El mundo no cambia solo con leyes: cambia con valores. Y si queremos evitar la distopía que se anuncia, necesitamos algo más que reformas económicas: necesitamos una revolución moral y emocional que devuelva el valor de la empatía, la cooperación y el cuidado colectivo. El siglo XXI no se perderá por falta de tecnología, sino por exceso de egoísmo.
Vivimos en un tiempo donde la indiferencia se disfraza de independencia y la crueldad de sinceridad. Se ridiculiza la compasión, se desprecia la solidaridad y se premia el cinismo. Los ultraliberales han comprendido algo esencial: que para destruir un sistema social no basta con recortar derechos; hay que vaciar de sentido la palabra “nosotros”. Por eso el verdadero campo de batalla está en la conciencia.
La educación como antídoto
La educación es la raíz de todo cambio posible. Y no hablo solo de las escuelas: hablo de la educación social, emocional y ética.
Necesitamos enseñar desde la infancia que la libertad no consiste en dominar, sino en convivir. Que el éxito individual carece de valor si no mejora la vida de los demás. Un sistema educativo basado en la empatía y el pensamiento crítico puede inocular la mejor vacuna contra el odio y la manipulación: el conocimiento.

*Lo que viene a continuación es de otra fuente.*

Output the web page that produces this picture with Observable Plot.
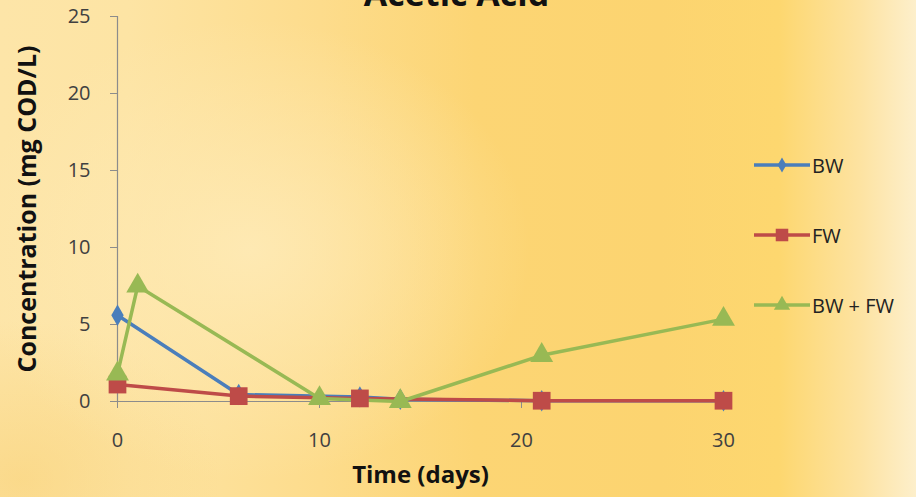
<!DOCTYPE html>
<html>
<head>
<meta charset="utf-8">
<script src="https://cdn.jsdelivr.net/npm/d3@7"></script>
<script src="https://cdn.jsdelivr.net/npm/@observablehq/plot@0.6"></script>
<style>
  html, body { margin: 0; padding: 0; }
  body {
    width: 916px; height: 497px; overflow: hidden; position: relative;
    font-family: "Open Sans", sans-serif;
    background:
      radial-gradient(ellipse 280px 230px at 250px 250px, rgba(254,234,182,0.9), rgba(254,234,182,0) 100%),
      radial-gradient(ellipse 200px 160px at 20px 480px, rgba(248,206,110,0.5), rgba(248,206,110,0) 100%),
      linear-gradient(90deg, #fde5a8 0%, #fde4a4 14%, #fddc8c 35%, #fcd574 52%, #fcd470 72%, #fdd76f 85%, #fde3a2 94%, #fdefcb 100%);
  }
  #chart { position: absolute; left: 0; top: 0; }
  #chart svg { background: transparent; overflow: visible; }
  .legend { position: absolute; left: 752px; font-family: "Open Sans", sans-serif; font-size: 20px; color: #222; display: flex; align-items: center; white-space: nowrap; }
  .legend svg { display: block; margin-right: 2px; }
</style>
</head>
<body>
<div id="chart"></div>
<div id="legend"></div>
<script>
const title = "Acetic Acid";
const xLabel = "Time (days)";
const yLabel = "Concentration (mg COD/L)";
const seriesNames = ["BW", "FW", "BW + FW"];
const seriesColors = ["#4a7ebb", "#be4b48", "#98b954"];
const seriesSymbols = ["diamond", "square", "triangle"];
const seriesR = [6.5, 10, 8.5];
const xTicks = [0, 10, 20, 30];
const yTicks = [0, 5, 10, 15, 20, 25];

const bwDays = [0, 6, 12, 14, 21, 30];
const bwValues = [5.6, 0.45, 0.3, 0.15, 0.05, 0.05];
const fwDays = [0, 6, 12, 21, 30];
const fwValues = [1.1, 0.35, 0.2, 0.05, 0.05];
const mixDays = [0, 1, 10, 14, 21, 30];
const mixValues = [1.8, 7.5, 0.2, 0.0, 3.0, 5.35];

const rows = [];
bwDays.forEach((d, i) => rows.push({series: "BW", day: d, value: bwValues[i]}));
fwDays.forEach((d, i) => rows.push({series: "FW", day: d, value: fwValues[i]}));
mixDays.forEach((d, i) => rows.push({series: "BW + FW", day: d, value: mixValues[i]}));

const marks = [];
seriesNames.forEach((s, i) => {
  const data = rows.filter(r => r.series === s);
  marks.push(Plot.line(data, {x: "day", y: "value", stroke: seriesColors[i], strokeWidth: 3.5}));
});
seriesNames.forEach((s, i) => {
  const data = rows.filter(r => r.series === s);
  marks.push(Plot.dot(data, {x: "day", y: "value", fill: seriesColors[i], stroke: "none", symbol: seriesSymbols[i], r: seriesR[i]}));
});

const plot = Plot.plot({
  width: 916,
  height: 497,
  marginLeft: 117,
  marginRight: 193,
  marginTop: 16,
  marginBottom: 96,
  style: {background: "transparent", fontFamily: "Open Sans, sans-serif", overflow: "visible"},
  x: {domain: [0, 30]},
  y: {domain: [0, 25]},
  marks: [
    Plot.ruleY([0], {stroke: "#8c8c8c", strokeWidth: 1.2}),
    Plot.ruleX([0], {stroke: "#8c8c8c", strokeWidth: 1.2}),
    Plot.axisY({ticks: yTicks, tickSize: 7, tickPadding: 20, fontSize: 20, label: null, stroke: "#8c8c8c", color: "#404040"}),
    Plot.axisX({ticks: xTicks, tickSize: 7, tickPadding: 24, fontSize: 20, label: null, stroke: "#8c8c8c", color: "#404040"}),
    Plot.text([yLabel], {frameAnchor: "left", textAnchor: "middle", rotate: -90, dx: -90, fontSize: 25, fontWeight: "bold", fill: "#111"}),
    Plot.text([xLabel], {frameAnchor: "bottom", dy: 81, fontSize: 24, fontWeight: "bold", fill: "#111"}),
    Plot.text([title], {frameAnchor: "top", dx: 36, dy: -35, fontSize: 34, fontWeight: "bold", fill: "#111"}),
    ...marks
  ]
});
document.getElementById("chart").appendChild(plot);

// legend
const legendTops = [165, 235, 305];
const legendDiv = document.getElementById("legend");
seriesNames.forEach((s, i) => {
  const item = document.createElement("div");
  item.className = "legend";
  item.style.top = (legendTops[i] - 13) + "px";
  item.style.height = "26px";
  const svg = d3.create("svg").attr("width", 58).attr("height", 26);
  svg.append("line").attr("x1", 2).attr("x2", 58).attr("y1", 13).attr("y2", 13)
    .attr("stroke", seriesColors[i]).attr("stroke-width", 3.5);
  const sym = {diamond: d3.symbolDiamond, square: d3.symbolSquare, triangle: d3.symbolTriangle}[seriesSymbols[i]];
  const size = Math.PI * seriesR[i] * seriesR[i] * 0.5;
  svg.append("path").attr("d", d3.symbol(sym, size)()).attr("transform", "translate(30,13)").attr("fill", seriesColors[i]);
  item.appendChild(svg.node());
  const t = document.createElement("span");
  t.textContent = s;
  item.appendChild(t);
  legendDiv.appendChild(item);
});
</script>
</body>
</html>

Los jóvenes deben aprender que el Estado no es su enemigo, sino su red de seguridad. Que los impuestos no son castigo, sino solidaridad organizada. Que el feminismo no divide, sino que humaniza. Que la igualdad no empobrece, sino que enriquece la convivencia.
Reconstruir la comunidad
Frente al individualismo radical que promueven los ultraliberales, hay que reconstruir la comunidad. Eso significa recuperar los espacios donde las personas se reconocen y se ayudan: los barrios, las asociaciones, los sindicatos, las cooperativas, los centros sociales.
Cada red comunitaria es una vacuna contra el autoritarismo, porque rompe el aislamiento y genera sentido de pertenencia.
La soledad no deseada, el aislamiento y la precariedad no son solo problemas emocionales: son también herramientas políticas. Una sociedad rota es más fácil de manipular. Por eso hay que tejer redes: de cuidados, de cultura, de acompañamiento, de trabajo. Donde hay comunidad, hay resistencia.
Cuidar como forma de hacer política
El cuidado no es una tarea menor: es la base de toda sociedad civilizada. Cuidar la salud pública, cuidar la educación, cuidar la naturaleza, cuidar a los mayores y cuidar el diálogo son actos profundamente políticos. Frente al grito y el insulto, el cuidado propone escucha. Frente al “yo primero”, propone el “nosotros también”.
La ultraderecha y el ultraliberalismo odian la idea de cuidado porque rompe su dogma de competencia y jerarquía. Por eso, cuidarnos los unos a los otros es, hoy, un acto de resistencia.
La cultura como memoria y motor
La cultura, en su sentido más amplio, es el espejo de lo que fuimos y el mapa de lo que podemos ser. Defender la cultura pública, plural y libre es esencial para impedir el adoctrinamiento que convierte la ignorancia en bandera. Necesitamos arte, literatura, cine y pensamiento que recuerden de dónde venimos y adviertan hacia dónde vamos. Porque un país sin memoria es un país dispuesto a repetir sus peores errores.
Una revolución invisible
No habrá marcha triunfal ni discursos épicos. La revolución del siglo XXI será silenciosa, íntima y cotidiana. Será cuidar al vecino, enseñar sin odio, informar con rigor, compartir lo que se tiene, defender lo que es de todos. Revertir los malos augurios no es una tarea imposible: es una cuestión de voluntad colectiva. Porque el futuro no se escribe solo con leyes, sino con gestos.
Y cada gesto de justicia, de empatía o de cuidado es una piedra más en el muro que separa la democracia del abismo.